(Records with drawing code)
* * *
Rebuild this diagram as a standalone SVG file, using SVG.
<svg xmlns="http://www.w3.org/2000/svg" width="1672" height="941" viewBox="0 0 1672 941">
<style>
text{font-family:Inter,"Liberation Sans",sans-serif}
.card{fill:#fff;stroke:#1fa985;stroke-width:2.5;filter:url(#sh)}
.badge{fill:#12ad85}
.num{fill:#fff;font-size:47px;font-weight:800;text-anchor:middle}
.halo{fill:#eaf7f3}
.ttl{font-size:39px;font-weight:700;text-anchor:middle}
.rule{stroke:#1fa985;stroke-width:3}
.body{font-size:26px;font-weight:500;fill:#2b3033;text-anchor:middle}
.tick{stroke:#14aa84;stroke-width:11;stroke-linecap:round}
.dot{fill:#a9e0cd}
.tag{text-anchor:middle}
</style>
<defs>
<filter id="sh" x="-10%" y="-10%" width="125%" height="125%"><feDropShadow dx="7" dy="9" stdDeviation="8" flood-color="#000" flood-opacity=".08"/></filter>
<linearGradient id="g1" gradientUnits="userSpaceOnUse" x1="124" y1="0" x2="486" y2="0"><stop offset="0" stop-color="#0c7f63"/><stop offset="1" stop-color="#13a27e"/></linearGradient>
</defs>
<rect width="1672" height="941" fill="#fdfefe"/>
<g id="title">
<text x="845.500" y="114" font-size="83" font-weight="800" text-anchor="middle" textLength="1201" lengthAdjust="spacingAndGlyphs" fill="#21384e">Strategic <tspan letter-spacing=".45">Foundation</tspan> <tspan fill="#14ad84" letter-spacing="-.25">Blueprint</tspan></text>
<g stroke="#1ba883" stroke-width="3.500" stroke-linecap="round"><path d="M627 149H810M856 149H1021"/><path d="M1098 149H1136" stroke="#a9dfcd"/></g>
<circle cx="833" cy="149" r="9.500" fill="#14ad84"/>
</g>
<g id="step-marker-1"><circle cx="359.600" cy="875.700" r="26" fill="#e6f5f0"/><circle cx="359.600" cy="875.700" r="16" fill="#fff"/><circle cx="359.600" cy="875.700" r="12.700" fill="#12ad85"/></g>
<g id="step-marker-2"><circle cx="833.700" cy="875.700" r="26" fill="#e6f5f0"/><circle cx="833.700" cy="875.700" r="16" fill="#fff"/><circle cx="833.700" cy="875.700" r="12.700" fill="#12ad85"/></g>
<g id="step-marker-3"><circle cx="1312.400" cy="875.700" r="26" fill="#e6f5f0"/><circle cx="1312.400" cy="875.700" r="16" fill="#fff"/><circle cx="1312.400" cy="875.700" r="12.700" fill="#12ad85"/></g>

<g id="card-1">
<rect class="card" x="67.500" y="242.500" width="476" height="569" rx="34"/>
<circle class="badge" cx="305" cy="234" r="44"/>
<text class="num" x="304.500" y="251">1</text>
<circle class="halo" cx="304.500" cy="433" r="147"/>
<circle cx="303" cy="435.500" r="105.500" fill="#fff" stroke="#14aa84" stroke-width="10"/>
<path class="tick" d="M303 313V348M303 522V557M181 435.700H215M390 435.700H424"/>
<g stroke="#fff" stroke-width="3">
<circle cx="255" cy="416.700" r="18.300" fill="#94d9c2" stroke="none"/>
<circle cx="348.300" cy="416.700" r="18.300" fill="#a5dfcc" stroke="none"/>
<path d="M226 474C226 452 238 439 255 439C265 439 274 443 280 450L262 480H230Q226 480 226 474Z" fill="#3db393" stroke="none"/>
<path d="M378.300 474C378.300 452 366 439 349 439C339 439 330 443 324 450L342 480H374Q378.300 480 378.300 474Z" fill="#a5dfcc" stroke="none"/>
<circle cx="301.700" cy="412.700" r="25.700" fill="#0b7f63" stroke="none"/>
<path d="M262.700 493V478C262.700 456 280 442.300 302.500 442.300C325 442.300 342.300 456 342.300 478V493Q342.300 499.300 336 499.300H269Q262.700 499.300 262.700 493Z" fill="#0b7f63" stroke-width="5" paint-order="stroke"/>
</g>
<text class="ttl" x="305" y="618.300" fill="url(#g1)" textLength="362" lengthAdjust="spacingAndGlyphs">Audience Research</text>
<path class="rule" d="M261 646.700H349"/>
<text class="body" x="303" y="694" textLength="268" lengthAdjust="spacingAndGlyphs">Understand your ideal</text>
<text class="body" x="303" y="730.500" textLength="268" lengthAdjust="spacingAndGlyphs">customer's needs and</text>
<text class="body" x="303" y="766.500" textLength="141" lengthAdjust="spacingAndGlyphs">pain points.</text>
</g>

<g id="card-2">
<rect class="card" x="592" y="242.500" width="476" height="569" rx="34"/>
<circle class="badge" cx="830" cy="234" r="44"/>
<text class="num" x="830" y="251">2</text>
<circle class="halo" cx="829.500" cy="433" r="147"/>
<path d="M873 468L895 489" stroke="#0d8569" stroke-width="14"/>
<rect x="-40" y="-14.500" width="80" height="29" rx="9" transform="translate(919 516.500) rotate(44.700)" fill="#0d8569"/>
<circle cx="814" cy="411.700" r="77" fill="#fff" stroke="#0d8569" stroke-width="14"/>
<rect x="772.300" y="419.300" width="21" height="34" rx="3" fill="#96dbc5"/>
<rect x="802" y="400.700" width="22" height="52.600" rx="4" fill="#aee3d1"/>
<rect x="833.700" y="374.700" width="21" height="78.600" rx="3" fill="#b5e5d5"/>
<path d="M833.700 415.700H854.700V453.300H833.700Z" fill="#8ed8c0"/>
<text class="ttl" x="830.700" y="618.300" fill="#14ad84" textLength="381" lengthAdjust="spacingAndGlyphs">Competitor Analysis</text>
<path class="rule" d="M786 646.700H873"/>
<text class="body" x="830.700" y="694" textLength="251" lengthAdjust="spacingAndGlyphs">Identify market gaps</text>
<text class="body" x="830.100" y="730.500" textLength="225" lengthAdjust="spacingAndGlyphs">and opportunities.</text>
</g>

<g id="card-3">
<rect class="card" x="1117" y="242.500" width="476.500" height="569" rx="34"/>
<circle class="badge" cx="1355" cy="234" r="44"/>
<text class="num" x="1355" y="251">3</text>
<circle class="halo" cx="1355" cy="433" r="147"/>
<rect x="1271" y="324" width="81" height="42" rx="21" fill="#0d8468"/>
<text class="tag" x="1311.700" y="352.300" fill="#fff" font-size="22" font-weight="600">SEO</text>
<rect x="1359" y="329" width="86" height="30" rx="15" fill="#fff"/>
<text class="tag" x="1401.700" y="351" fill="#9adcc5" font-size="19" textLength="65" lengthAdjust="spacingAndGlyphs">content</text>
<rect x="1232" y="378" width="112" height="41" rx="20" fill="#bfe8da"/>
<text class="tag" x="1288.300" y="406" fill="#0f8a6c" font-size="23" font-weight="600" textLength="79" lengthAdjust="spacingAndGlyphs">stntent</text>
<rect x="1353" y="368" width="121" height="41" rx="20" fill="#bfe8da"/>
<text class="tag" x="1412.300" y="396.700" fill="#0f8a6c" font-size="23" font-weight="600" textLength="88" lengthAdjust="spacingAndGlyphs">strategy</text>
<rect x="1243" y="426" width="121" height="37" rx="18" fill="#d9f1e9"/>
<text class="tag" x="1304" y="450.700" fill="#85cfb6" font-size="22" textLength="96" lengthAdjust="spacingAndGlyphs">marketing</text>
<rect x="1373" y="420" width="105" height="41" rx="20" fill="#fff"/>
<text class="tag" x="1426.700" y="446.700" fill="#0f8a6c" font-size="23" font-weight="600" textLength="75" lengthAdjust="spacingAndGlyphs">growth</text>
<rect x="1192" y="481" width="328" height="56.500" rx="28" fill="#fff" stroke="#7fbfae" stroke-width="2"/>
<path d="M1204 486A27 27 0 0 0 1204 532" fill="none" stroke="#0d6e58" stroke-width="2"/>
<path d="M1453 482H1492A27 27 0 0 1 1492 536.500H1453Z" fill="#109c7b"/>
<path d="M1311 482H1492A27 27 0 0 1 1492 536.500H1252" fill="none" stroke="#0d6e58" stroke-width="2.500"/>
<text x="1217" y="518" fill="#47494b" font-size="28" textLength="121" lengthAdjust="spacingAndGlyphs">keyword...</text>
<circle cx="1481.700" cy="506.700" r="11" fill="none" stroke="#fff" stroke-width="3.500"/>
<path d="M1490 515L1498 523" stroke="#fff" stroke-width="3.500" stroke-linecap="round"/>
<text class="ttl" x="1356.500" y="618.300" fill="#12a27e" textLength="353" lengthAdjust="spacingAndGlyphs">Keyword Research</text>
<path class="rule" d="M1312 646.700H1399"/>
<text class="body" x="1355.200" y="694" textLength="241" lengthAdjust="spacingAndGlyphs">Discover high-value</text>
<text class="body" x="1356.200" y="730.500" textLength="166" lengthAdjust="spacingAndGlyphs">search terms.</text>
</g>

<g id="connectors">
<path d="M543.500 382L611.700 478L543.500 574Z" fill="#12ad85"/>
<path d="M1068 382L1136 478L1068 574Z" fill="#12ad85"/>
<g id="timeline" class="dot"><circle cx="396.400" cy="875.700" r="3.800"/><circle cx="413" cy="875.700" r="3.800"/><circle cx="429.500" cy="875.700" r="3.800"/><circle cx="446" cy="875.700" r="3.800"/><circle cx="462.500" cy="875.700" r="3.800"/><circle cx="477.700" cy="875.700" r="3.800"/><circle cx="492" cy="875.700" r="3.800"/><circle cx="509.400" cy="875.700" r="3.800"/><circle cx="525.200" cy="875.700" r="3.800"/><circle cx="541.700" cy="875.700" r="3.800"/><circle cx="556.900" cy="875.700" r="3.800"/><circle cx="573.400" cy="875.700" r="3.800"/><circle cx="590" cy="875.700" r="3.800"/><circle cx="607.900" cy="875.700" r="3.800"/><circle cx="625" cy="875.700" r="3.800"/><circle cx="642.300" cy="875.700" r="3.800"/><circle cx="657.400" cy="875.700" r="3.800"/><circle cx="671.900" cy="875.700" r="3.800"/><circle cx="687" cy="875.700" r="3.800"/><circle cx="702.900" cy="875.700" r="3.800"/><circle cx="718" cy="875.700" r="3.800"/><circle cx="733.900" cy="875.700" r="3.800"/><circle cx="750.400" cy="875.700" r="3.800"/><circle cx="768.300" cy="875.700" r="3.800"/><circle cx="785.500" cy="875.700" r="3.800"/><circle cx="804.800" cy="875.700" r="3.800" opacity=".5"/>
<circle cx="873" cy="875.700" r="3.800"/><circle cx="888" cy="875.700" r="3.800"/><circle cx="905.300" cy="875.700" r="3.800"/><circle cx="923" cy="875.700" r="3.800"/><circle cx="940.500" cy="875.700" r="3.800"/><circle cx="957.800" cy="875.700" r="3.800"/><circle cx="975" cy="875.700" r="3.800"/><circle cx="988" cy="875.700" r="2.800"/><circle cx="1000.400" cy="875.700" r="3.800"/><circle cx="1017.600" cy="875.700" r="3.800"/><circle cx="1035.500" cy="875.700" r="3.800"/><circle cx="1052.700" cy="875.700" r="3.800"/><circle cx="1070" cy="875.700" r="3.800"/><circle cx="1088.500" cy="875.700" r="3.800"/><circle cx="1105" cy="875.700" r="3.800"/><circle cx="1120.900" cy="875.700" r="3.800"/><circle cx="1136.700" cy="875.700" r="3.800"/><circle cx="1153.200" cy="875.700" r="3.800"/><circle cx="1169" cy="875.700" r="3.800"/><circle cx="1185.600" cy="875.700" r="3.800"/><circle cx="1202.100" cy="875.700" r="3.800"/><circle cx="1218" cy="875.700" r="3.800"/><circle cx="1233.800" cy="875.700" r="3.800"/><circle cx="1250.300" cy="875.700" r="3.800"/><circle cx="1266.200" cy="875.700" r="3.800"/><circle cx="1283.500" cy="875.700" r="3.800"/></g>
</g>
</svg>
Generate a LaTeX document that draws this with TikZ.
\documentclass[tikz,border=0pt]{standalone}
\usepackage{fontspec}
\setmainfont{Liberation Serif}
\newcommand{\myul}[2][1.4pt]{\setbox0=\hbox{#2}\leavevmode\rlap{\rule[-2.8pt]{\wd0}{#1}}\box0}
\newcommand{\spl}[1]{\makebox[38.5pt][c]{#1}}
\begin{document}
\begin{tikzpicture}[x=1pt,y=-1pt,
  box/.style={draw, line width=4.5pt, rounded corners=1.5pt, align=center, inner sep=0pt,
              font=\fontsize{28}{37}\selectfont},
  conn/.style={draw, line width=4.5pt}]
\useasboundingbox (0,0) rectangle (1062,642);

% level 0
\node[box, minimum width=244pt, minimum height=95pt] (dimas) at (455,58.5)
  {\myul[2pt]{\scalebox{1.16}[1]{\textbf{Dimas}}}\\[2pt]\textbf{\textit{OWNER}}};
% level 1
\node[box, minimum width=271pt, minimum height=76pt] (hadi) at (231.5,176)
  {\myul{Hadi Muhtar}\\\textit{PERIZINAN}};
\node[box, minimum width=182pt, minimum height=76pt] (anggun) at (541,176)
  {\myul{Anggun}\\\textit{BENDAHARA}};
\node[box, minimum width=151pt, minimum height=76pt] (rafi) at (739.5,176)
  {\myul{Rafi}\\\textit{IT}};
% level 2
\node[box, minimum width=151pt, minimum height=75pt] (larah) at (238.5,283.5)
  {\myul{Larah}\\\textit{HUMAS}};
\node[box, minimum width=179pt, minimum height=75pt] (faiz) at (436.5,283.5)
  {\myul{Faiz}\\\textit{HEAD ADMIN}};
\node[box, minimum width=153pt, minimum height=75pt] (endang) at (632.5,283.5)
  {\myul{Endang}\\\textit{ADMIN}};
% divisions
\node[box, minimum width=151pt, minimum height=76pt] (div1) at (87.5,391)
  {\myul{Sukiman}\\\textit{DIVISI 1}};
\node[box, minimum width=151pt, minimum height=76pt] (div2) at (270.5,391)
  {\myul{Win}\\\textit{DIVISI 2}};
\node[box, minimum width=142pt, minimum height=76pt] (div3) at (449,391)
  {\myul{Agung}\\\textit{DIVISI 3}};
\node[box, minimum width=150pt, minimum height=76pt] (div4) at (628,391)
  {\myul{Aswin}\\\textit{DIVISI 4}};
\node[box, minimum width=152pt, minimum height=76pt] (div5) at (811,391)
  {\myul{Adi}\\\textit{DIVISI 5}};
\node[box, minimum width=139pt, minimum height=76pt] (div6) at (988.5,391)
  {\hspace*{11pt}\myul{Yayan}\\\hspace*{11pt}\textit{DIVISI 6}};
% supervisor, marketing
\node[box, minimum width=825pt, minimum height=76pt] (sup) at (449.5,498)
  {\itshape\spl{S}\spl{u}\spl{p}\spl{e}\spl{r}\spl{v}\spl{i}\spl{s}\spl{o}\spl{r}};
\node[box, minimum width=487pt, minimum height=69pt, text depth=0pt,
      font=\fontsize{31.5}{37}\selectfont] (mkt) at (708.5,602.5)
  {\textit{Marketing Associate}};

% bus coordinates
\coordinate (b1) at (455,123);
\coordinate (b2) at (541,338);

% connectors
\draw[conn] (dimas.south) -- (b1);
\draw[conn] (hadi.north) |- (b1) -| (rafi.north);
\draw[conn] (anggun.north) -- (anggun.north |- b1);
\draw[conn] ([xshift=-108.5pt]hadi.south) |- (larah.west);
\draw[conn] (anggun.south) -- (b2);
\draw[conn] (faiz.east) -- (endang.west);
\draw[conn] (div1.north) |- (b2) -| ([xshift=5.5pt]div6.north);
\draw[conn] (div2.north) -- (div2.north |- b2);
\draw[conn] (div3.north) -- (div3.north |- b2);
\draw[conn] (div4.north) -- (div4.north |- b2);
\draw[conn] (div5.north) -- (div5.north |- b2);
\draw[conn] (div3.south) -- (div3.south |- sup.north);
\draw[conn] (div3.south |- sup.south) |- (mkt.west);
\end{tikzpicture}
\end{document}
* * *
**OBJECTIVE:** Search the data for the string "this". List each line that has it.

**EXERCISE RESPONSE:**
Rebuild this diagram as a standalone SVG file, using SVG.
Generate a LaTeX document that draws this with TikZ.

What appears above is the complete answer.